Texas Business Sale/Purchase Agreement Template FAQ


Why separate assumed liabilities from retained liabilities?

This separation helps the buyer and seller avoid confusion about who is responsible for debts and obligations after closing. In an asset-style transaction, the buyer typically assumes only what is listed, while everything else stays with the seller. A schedule that lists assumed liabilities by category, amount, and supporting documents makes the deal easier to audit and reduces disputes if a vendor later claims unpaid invoices. The agreement should also state what happens to liabilities that are discovered after closing but relate to pre-closing operations.


How should inventory be handled in a business purchase?

Inventory can be included at a stated value, included at cost based on a closing count, or excluded entirely. If inventory value affects the purchase price, a closing count worksheet helps both parties confirm quantities and valuation. The agreement should define whether obsolete or damaged inventory is excluded or discounted, and whether the count is done jointly. Clear rules prevent disagreement about valuation and help the buyer avoid paying for assets that were not actually delivered or that were overstated at closing.


What is the role of transition services in a small business sale?

Transition services help the buyer take over operations smoothly, especially where relationships and know-how matter. A transition schedule can define training, introductions to key customers and vendors, and transfer of system access. It should also clarify the seller’s availability, response times, and whether the seller is paid for time beyond a short transition period. If the buyer expects the seller to remain involved, it is usually cleaner to document ongoing consulting separately so obligations are not vague or open-ended.

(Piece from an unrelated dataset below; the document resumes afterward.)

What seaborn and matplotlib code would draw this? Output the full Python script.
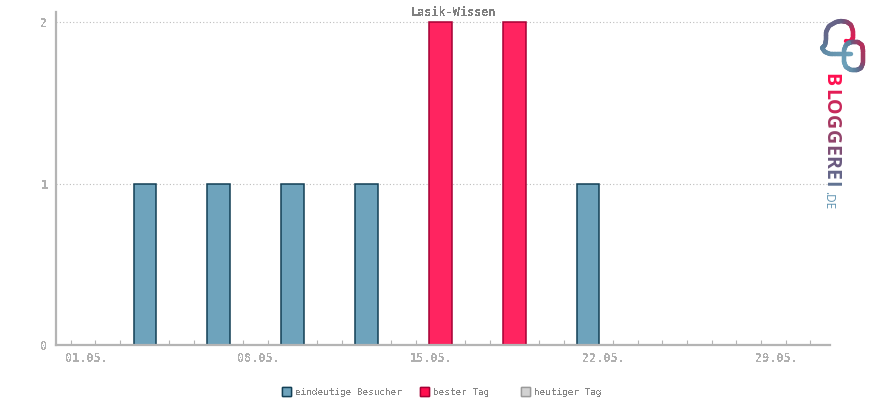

What documents should the seller deliver at closing?

Typical closing deliverables include a bill of sale, assignments for contracts and IP, consents from third parties where needed, and access credentials for business systems. Depending on the business, the seller may also deliver updated asset lists, inventory count sheets, and records necessary to continue operations. Listing deliverables in a closing schedule reduces last-minute confusion and makes it easier to confirm that the buyer has what it needs to operate immediately after closing.


How do you handle seller financing in a purchase agreement?

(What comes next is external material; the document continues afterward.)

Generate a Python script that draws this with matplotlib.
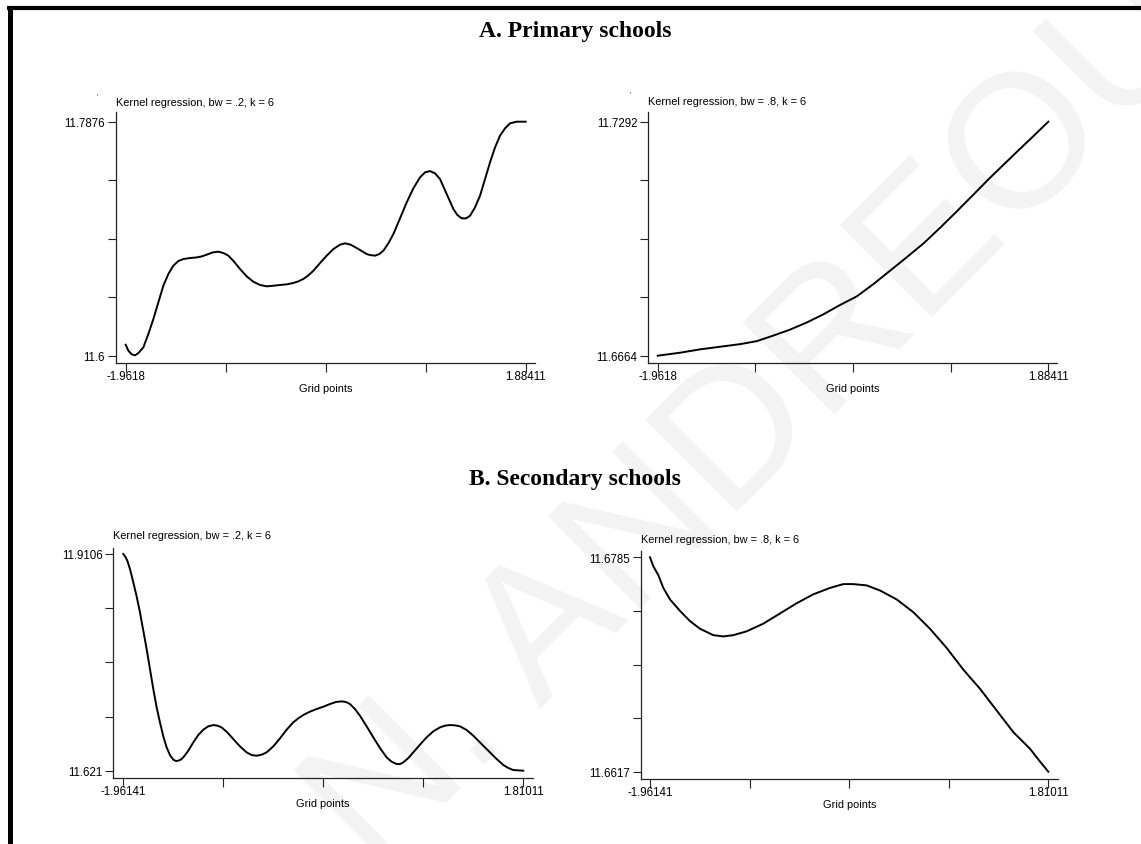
import matplotlib
matplotlib.use("Agg")
import matplotlib.pyplot as plt
from matplotlib.lines import Line2D
import numpy as np

plt.rcParams['font.family'] = ['Liberation Sans', 'DejaVu Sans']

W, H, DPI = 1141, 845, 100

# kernel regression curves, read per grid point
prim_bw2_x = [-1.9618, -1.9362, -1.9041, -1.8721, -1.8400, -1.7919, -1.7439, -1.6958, -1.6477,
              -1.5997, -1.5516, -1.5035, -1.4554, -1.4074, -1.3433, -1.2792, -1.2311, -1.1830,
              -1.1253, -1.0708, -1.0228, -0.9747, -0.9202, -0.8625, -0.7984, -0.7343, -0.6702,
              -0.6061, -0.5420, -0.4779, -0.4138, -0.3497, -0.3017, -0.2536, -0.2055, -0.1574,
              -0.0933, -0.0292, 0.0349, 0.0990, 0.1470, 0.2015, 0.2592, 0.3073, 0.3553, 0.3874,
              0.4355, 0.4771, 0.5156, 0.5637, 0.6117, 0.6758, 0.7399, 0.8040, 0.8681, 0.9162,
              0.9643, 1.0123, 1.0604, 1.1245, 1.1886, 1.2271, 1.2687, 1.3104, 1.3489, 1.3969,
              1.4450, 1.4931, 1.5412, 1.5892, 1.6373, 1.6854, 1.7335, 1.7976, 1.88411]
prim_bw2_y = [11.6088, 11.6040, 11.6011, 11.6003, 11.6021, 11.6067, 11.6174, 11.6294, 11.6428,
              11.6561, 11.6655, 11.6722, 11.6759, 11.6775, 11.6783, 11.6788, 11.6796, 11.6810,
              11.6828, 11.6834, 11.6823, 11.6802, 11.6754, 11.6695, 11.6636, 11.6593, 11.6567,
              11.6556, 11.6561, 11.6567, 11.6572, 11.6583, 11.6596, 11.6615, 11.6644, 11.6681,
              11.6743, 11.6802, 11.6855, 11.6890, 11.6901, 11.6890, 11.6863, 11.6839, 11.6815, 11.6807,
              11.6802, 11.6815, 11.6842, 11.6901, 11.6975, 11.7101, 11.7229, 11.7342, 11.7430, 11.7470,
              11.7480, 11.7462, 11.7416, 11.7296, 11.7176, 11.7128, 11.7101, 11.7101, 11.7122, 11.7189,
              11.7283, 11.7416, 11.7550, 11.7670, 11.7764, 11.7823, 11.7863, 11.7876, 11.7876]

prim_bw8_x = [-1.9618, -1.7419, -1.5451, -1.3482, -1.1513, -0.9872, -0.8231, -0.6590, -0.4950,
              -0.3309, -0.1668, -0.0027, 0.1613, 0.3254, 0.4895, 0.6536, 0.8176, 0.9817, 1.1458,
              1.2935, 1.4411, 1.6052, 1.7365, 1.88411]
prim_bw8_y = [11.6664, 11.6672, 11.6681, 11.6688, 11.6695, 11.6703, 11.6718, 11.6734, 11.6753,
              11.6775, 11.6800, 11.6823, 11.6856, 11.6892, 11.6928, 11.6965, 11.7007, 11.7051, 11.7096,
              11.7137, 11.7176, 11.7219, 11.7253, 11.7292]

sec_bw2_x = [-1.96141, -1.9426, -1.9237, -1.8986, -1.8671, -1.8357, -1.8043, -1.7728, -1.7414,
             -1.7100, -1.6786, -1.6471, -1.6157, -1.5843, -1.5528, -1.5214, -1.4900, -1.4648,
             -1.4428, -1.4208, -1.3957, -1.3485, -1.3014, -1.2543, -1.2071, -1.1600, -1.1128,
             -1.0751, -1.0342, -0.9808, -0.9242, -0.8614, -0.7985, -0.7514, -0.7042, -0.6571,
             -0.6100, -0.5471, -0.4842, -0.4214, -0.3585, -0.3114, -0.2642, -0.2014, -0.1385,
             -0.0757, -0.0128, 0.0438, 0.0972, 0.1381, 0.1758, 0.2229, 0.2701, 0.3329, 0.3958,
             0.4587, 0.5215, 0.5686, 0.6158, 0.6472, 0.6787, 0.7258, 0.7729, 0.8358, 0.8987,
             0.9615, 1.0244, 1.0715, 1.1187, 1.1658, 1.2130, 1.2758, 1.3387, 1.4172, 1.4958,
             1.5587, 1.6215, 1.6687, 1.7158, 1.81011]
sec_bw2_y = [11.9106, 11.9070, 11.9017, 11.8906, 11.8727, 11.8540, 11.8326, 11.8081, 11.7836,
             11.7569, 11.7302, 11.7057, 11.6856, 11.6669, 11.6522, 11.6419, 11.6357, 11.6339,
             11.6344, 11.6357, 11.6388, 11.6477, 11.6589, 11.6687, 11.6758, 11.6803, 11.6820,
             11.6812, 11.6789, 11.6722, 11.6633, 11.6535, 11.6455, 11.6419, 11.6410, 11.6424,
             11.6455, 11.6535, 11.6642, 11.6758, 11.6856, 11.6910, 11.6954, 11.6999, 11.7034,
             11.7065, 11.7101, 11.7128, 11.7137, 11.7128, 11.7101, 11.7034, 11.6945, 11.6803, 11.6656,
             11.6513, 11.6388, 11.6330, 11.6299, 11.6299, 11.6321, 11.6379, 11.6455, 11.6558, 11.6656,
             11.6736, 11.6789, 11.6812, 11.6820, 11.6816, 11.6803, 11.6754, 11.6678, 11.6566, 11.6455,
             11.6366, 11.6286, 11.6246, 11.6219, 11.6210]

sec_bw8_x = [-1.96141, -1.9299, -1.8825, -1.8352, -1.7720, -1.6774, -1.5827, -1.4880, -1.3618,
             -1.2671, -1.1724, -1.0461, -0.8883, -0.7305, -0.5727, -0.4149, -0.2571, -0.1309,
             -0.0362, 0.0900, 0.2163, 0.3741, 0.5319, 0.6897, 0.8475, 1.0053, 1.1631, 1.3209,
             1.4787, 1.6365, 1.7312, 1.81011]
sec_bw8_y = [11.6785, 11.6778, 11.6771, 11.6761, 11.6752, 11.6743, 11.6735, 11.6729, 11.6724,
             11.6723, 11.6724, 11.6727, 11.6733, 11.6741, 11.6749, 11.6756, 11.6761, 11.6764,
             11.6764, 11.6763, 11.6759, 11.6752, 11.6742, 11.6729, 11.6714, 11.6697, 11.6682, 11.6665,
             11.6648, 11.6635, 11.6625, 11.6617]

prim_xrange = (-1.9618, 1.88411)
sec_xrange = (-1.96141, 1.81011)
x_labels_prim = ['-1.9618', '1.88411']
x_labels_sec = ['-1.96141', '1.81011']

titles = ['Kernel regression, bw = .2, k = 6', 'Kernel regression, bw = .8, k = 6']
sections = ['A. Primary schools', 'B. Secondary schools']


def panel(fig, box, xpx, ypx, title_y, x, y, xr, yr, xlabels, ylabels, title):
    """box = (left, top, right, bottom) in px; xpx = (left, right), ypx = (bottom, top)
    pixel positions of the end values on each axis"""
    L, T, R, B = box
    ax = fig.add_axes([L / W, 1 - B / H, (R - L) / W, (B - T) / H])
    sx = (xr[1] - xr[0]) / (xpx[1] - xpx[0])
    sy = (yr[1] - yr[0]) / (ypx[0] - ypx[1])
    ax.set_xlim(xr[0] - (xpx[0] - L) * sx, xr[1] + (R - xpx[1]) * sx)
    ax.set_ylim(yr[0] - (B - ypx[0]) * sy, yr[1] + (ypx[1] - T) * sy)
    ax.set_facecolor('none')
    ax.plot(x, y, color='black', lw=1.4, solid_joinstyle='round')
    for s in ['top', 'right']:
        ax.spines[s].set_visible(False)
    for s in ['left', 'bottom']:
        ax.spines[s].set_linewidth(0.9)
        ax.spines[s].set_color('#222222')
    xt = np.linspace(xr[0], xr[1], 5)
    yt = np.linspace(yr[0], yr[1], 5)
    ax.set_xticks(xt)
    ax.set_xticklabels([xlabels[0], '', '', '', xlabels[1]])
    ax.set_yticks(yt)
    ax.set_yticklabels([ylabels[0], '', '', '', ylabels[1]])
    ax.tick_params(axis='x', length=6.5, width=0.8, pad=-1.5, labelsize=8.3, color='#222222')
    ax.tick_params(axis='y', length=5.8, width=0.8, pad=2, labelsize=8.3, color='#222222')
    ax.set_xlabel('Grid points', fontsize=7.9, labelpad=0.5)
    fig.text(L / W, 1 - title_y / H, title, fontsize=7.9, ha='left', va='center')
    return ax


fig = plt.figure(figsize=(W / DPI, H / DPI), dpi=DPI)
fig.patch.set_facecolor('white')

# faint diagonal watermark
fig.text(0.666, 0.502, 'N. ANDREOU', rotation=45, fontsize=137, color='#f3f3f3',
         ha='center', va='center', zorder=-5, family='Liberation Sans')

panel(fig, (116, 113, 535, 364), (125.7, 525.7), (356.7, 122.7), 103,
      prim_bw2_x, prim_bw2_y, prim_xrange, (11.6, 11.7876),
      x_labels_prim, ['11.6', '11.7876'], titles[0])
panel(fig, (648.3, 113, 1057.3, 364), (657.7, 1048.3), (356.7, 122.7), 102,
      prim_bw8_x, prim_bw8_y, prim_xrange, (11.6664, 11.7292),
      x_labels_prim, ['11.6664', '11.7292'], titles[1])
panel(fig, (113.3, 549.3, 532.7, 779.3), (123.3, 523.3), (771.7, 555), 536,
      sec_bw2_x, sec_bw2_y, sec_xrange, (11.621, 11.9106),
      x_labels_sec, ['11.621', '11.9106'], titles[0])
panel(fig, (640.7, 551.7, 1058.3, 780), (650, 1048.3), (772.7, 558.3), 540,
      sec_bw8_x, sec_bw8_y, sec_xrange, (11.6617, 11.6785),
      x_labels_sec, ['11.6617', '11.6785'], titles[1])

# stray marks left of the upper panel captions
fig.text(97 / W, 1 - 97 / H, "'", fontsize=5, ha='center', va='center')
fig.text(630 / W, 1 - 95 / H, "'", fontsize=5, ha='center', va='center')

fig.text(575 / W, 1 - 31 / H, sections[0], fontsize=17, fontweight='bold',
         family='Liberation Serif', ha='center', va='center')
fig.text(575 / W, 1 - 480 / H, sections[1], fontsize=17, fontweight='bold',
         family='Liberation Serif', ha='center', va='center')

# heavy frame along top and left edges
fig.add_artist(Line2D([9.5 / W, 9.5 / W], [0, 1 - 7 / H], transform=fig.transFigure,
                      color='black', lw=3.6, solid_capstyle='butt'))
fig.add_artist(Line2D([7 / W, 1], [1 - 9 / H, 1 - 9 / H], transform=fig.transFigure,
                      color='black', lw=3.0, solid_capstyle='butt'))

fig.savefig('out.png', dpi=DPI)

If the seller finances part of the price, the financing terms should be stated clearly: principal amount, repayment schedule, interest, and default remedies. The agreement can also address whether collateral or a security interest is used, and what happens if the buyer sells the business before the note is paid. Because seller financing affects risk for both parties, the agreement should also describe any reporting obligations and whether the seller has inspection rights over financial statements during the repayment period.


What happens if key contracts cannot be assigned?

Some contracts require consent before assignment. The agreement can list those contracts and specify whether obtaining consent is a closing condition or a post-closing obligation. If consent is not obtained, the parties can agree to exclude the contract, delay transfer, or use an interim arrangement so the buyer can continue the business relationship without a formal assignment. The important point is to avoid a mismatch where the buyer pays for revenue streams or vendor terms that cannot legally transfer at closing.


What’s the most common mistake buyers make in a business sale agreement?

A common mistake is relying on broad descriptions like “all assets” without detailed schedules and without a clear list of liabilities that are or are not assumed. Another frequent issue is leaving transition support vague, which can lead to operational gaps right after closing. Buyers should make sure critical access credentials, vendor accounts, and customer records are part of the deliverables. Clear schedules and a practical closing checklist reduce the chance of discovering missing items only after funds have been paid.